In scientific experiments by Japanese researchers, the players were shapes on a screen, something like the early Pac-man games. The researchers suggest the infants’ preference for the victim is the foundation for sympathy.
The findings seem to confirm other research that says witnessing violence has nearly the same negative impact as experiencing it directly. This seems to be so even on an infant. The study certainly confirms that babies observe and are shaped by what is happening around them.
The power of choosing
This experiment further suggests a very early start for what David Emerald (The Empowerment Dynamic) describes as humans’ default way of looking at the world. It’s a survival mechanism. In order to keep us alive, our brains are pre-set to keep us focused on problems and threats. Anything unfamiliar or unexpected (including an aggressive square) is considered a threat, even as early as 10 months. Brain imaging shows that upon detecting a threat, real or imagined, the brain floods the body with chemicals to produce anxiety. It gives us just three choices of how to react: fight, flee or freeze. No thinking is involved. Anxiety is the prime motivator,  and our default state.

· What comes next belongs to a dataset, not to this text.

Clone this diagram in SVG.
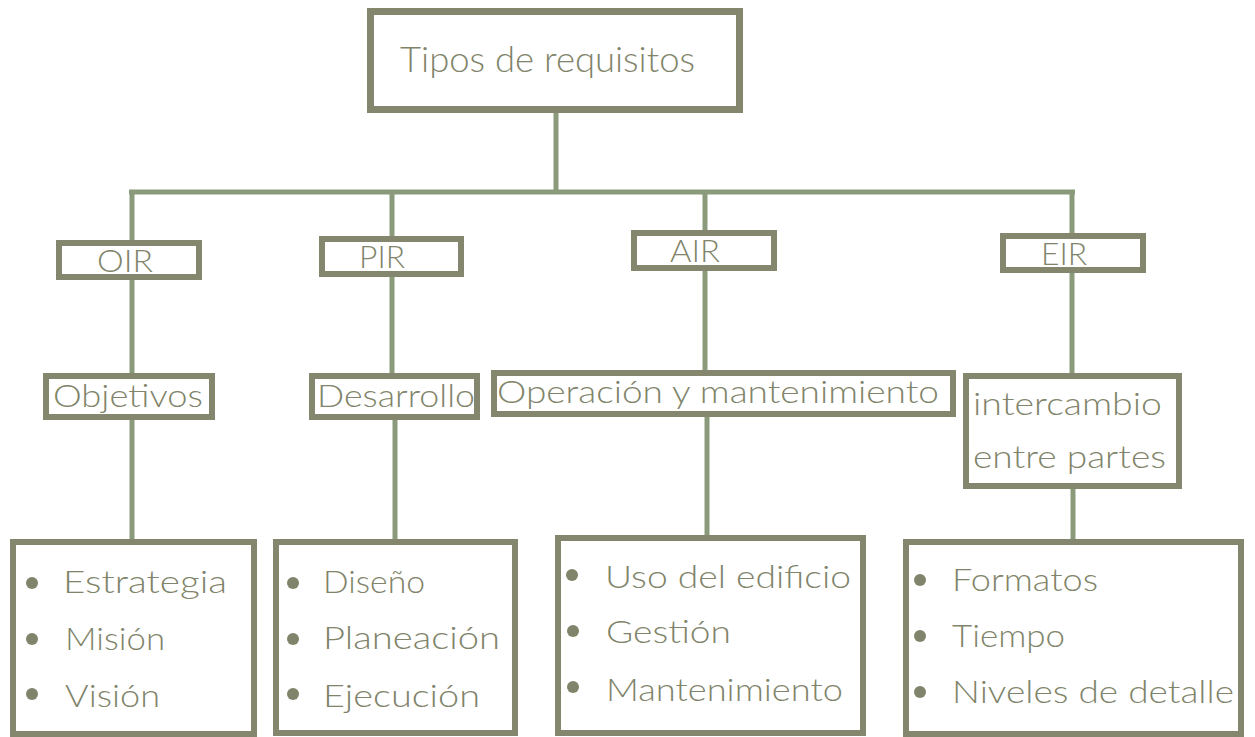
<svg xmlns="http://www.w3.org/2000/svg" width="1255" height="737" viewBox="0 0 1255 737">
<style>
.box{fill:#ffffff;stroke:#84876d;stroke-width:6}
.conn{stroke:#8a9a7b;stroke-width:5;fill:none}
.t{font-family:Lato,"Open Sans","Liberation Sans",sans-serif;font-weight:300;fill:#7f846a;font-size:32px}
.b{fill:#7f846a}
</style>
<rect width="1255" height="737" fill="#ffffff"/>
<g id="connectors">
<line class="conn" x1="556" y1="113" x2="556" y2="192"/>
<line class="conn" x1="129" y1="192" x2="1075" y2="192"/>
<line class="conn" x1="132" y1="190" x2="132" y2="240"/>
<line class="conn" x1="392" y1="190" x2="392" y2="236"/>
<line class="conn" x1="705" y1="190" x2="705" y2="230"/>
<line class="conn" x1="1072" y1="190" x2="1072" y2="233"/>
<line class="conn" x1="132" y1="280" x2="132" y2="373"/>
<line class="conn" x1="392" y1="277" x2="392" y2="373"/>
<line class="conn" x1="705" y1="271" x2="705" y2="370"/>
<line class="conn" x1="1072" y1="273" x2="1072" y2="373"/>
<line class="conn" x1="132" y1="420" x2="132" y2="539"/>
<line class="conn" x1="395" y1="420" x2="395" y2="539"/>
<line class="conn" x1="707" y1="417" x2="707" y2="535"/>
<line class="conn" x1="1073" y1="489" x2="1073" y2="539"/>
</g>
<g id="root">
<rect class="box" x="370.5" y="11.5" width="369" height="98" style="stroke-width:7"/>
<text class="t" x="400" y="72" style="font-size:35px" textLength="295" lengthAdjust="spacingAndGlyphs">Tipos de requisitos</text>
</g>
<g id="oir">
<rect class="box" x="59" y="243" width="140" height="34"/>
<text class="t" x="97" y="272" textLength="56" lengthAdjust="spacingAndGlyphs">OIR</text>
</g>
<g id="pir">
<rect class="box" x="322" y="239" width="139" height="35"/>
<text class="t" x="359" y="268" textLength="46" lengthAdjust="spacingAndGlyphs">PIR</text>
</g>
<g id="air">
<rect class="box" x="634" y="233" width="140" height="35"/>
<text class="t" x="670" y="262" textLength="50" lengthAdjust="spacingAndGlyphs">AIR</text>
</g>
<g id="eir">
<rect class="box" x="1003" y="236" width="140" height="34"/>
<text class="t" x="1041" y="265" textLength="46" lengthAdjust="spacingAndGlyphs">EIR</text>
</g>
<g id="objetivos">
<rect class="box" x="46" y="376" width="166" height="41"/>
<text class="t" x="53" y="407" textLength="150" lengthAdjust="spacingAndGlyphs">Objetivos</text>
</g>
<g id="desarrollo">
<rect class="box" x="312" y="376" width="165" height="41"/>
<text class="t" x="317" y="407" textLength="158" lengthAdjust="spacingAndGlyphs">Desarrollo</text>
</g>
<g id="operacion">
<rect class="box" x="494" y="373" width="459" height="41"/>
<text class="t" x="497" y="403" textLength="442" lengthAdjust="spacingAndGlyphs">Operación y mantenimiento</text>
</g>
<g id="intercambio">
<rect class="box" x="966" y="376" width="213" height="110"/>
<text class="t" x="973" y="415" textLength="189" lengthAdjust="spacingAndGlyphs">intercambio</text>
<text class="t" x="973" y="468" textLength="193" lengthAdjust="spacingAndGlyphs">entre partes</text>
</g>
<g id="list-oir">
<rect class="box" x="13" y="542" width="241" height="192"/>
<circle class="b" cx="32" cy="583" r="6"/>
<circle class="b" cx="32" cy="639" r="6"/>
<circle class="b" cx="32" cy="694" r="6"/>
<text class="t" x="63" y="593" textLength="164" lengthAdjust="spacingAndGlyphs">Estrategia</text>
<text class="t" x="65" y="650" textLength="100" lengthAdjust="spacingAndGlyphs">Misión</text>
<text class="t" x="65" y="707" textLength="95" lengthAdjust="spacingAndGlyphs">Visión</text>
</g>
<g id="list-pir">
<rect class="box" x="276" y="542" width="239" height="191"/>
<circle class="b" cx="293" cy="583" r="6"/>
<circle class="b" cx="293" cy="639" r="6"/>
<circle class="b" cx="293" cy="694" r="6"/>
<text class="t" x="323" y="593" textLength="102" lengthAdjust="spacingAndGlyphs">Diseño</text>
<text class="t" x="323" y="649" textLength="177" lengthAdjust="spacingAndGlyphs">Planeación</text>
<text class="t" x="323" y="707" textLength="157" lengthAdjust="spacingAndGlyphs">Ejecución</text>
</g>
<g id="list-air">
<rect class="box" x="558" y="538" width="305" height="195"/>
<circle class="b" cx="572" cy="575" r="6"/>
<circle class="b" cx="573" cy="631" r="6"/>
<circle class="b" cx="573" cy="687" r="6"/>
<text class="t" x="605" y="588" textLength="246" lengthAdjust="spacingAndGlyphs">Uso del edificio</text>
<text class="t" x="606" y="643" textLength="125" lengthAdjust="spacingAndGlyphs">Gestión</text>
<text class="t" x="606" y="701" textLength="237" lengthAdjust="spacingAndGlyphs">Mantenimiento</text>
</g>
<g id="list-eir">
<rect class="box" x="906" y="542" width="335" height="192"/>
<circle class="b" cx="920" cy="580" r="6"/>
<circle class="b" cx="920" cy="636" r="6"/>
<circle class="b" cx="920" cy="692" r="6"/>
<text class="t" x="952" y="591" textLength="146" lengthAdjust="spacingAndGlyphs">Formatos</text>
<text class="t" x="952" y="647" textLength="113" lengthAdjust="spacingAndGlyphs">Tiempo</text>
<text class="t" x="952" y="703" textLength="282" lengthAdjust="spacingAndGlyphs">Niveles de detalle</text>
</g>
</svg>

Emerald writes that It takes intention and attention to notice when we are reacting automatically to anxiety, and to instead choose a purposeful response to the source of the anxiety.  A habit of  observing and choosing is the key.  The process of choosing takes us out of survival mode and activates critical thinking.
Give Baby choices
Taken together, these works make clear the importance of allowing  very young children to make choices.  Even before they begin to talk or to understand.  Hold up two shirts. Ask, red shirt or green? Let Baby point. When out for a walk, ask Baby which way he wants to go. He can point. Maybe not the first time. But probably sooner than you think.
“Making choices and translating those choices into desired actions and outcomes” - that is the definition of empowerment.
Kanakogi Y, Okumura Y, Inoue Y, Kitazaki M et al. (2013) Rudimentary Sympathy in Preverbal Infants: Preference for Others in Distress.PLoSONE 8(6): e65292, doi: 10.1371/journal.pone.0065292
Emerald, D. (2006). The power of TED: The Empowerment Dynamic. Bainbridge Island, WA: Polaris Press.

World Bank. (2005). "What is empowerment?"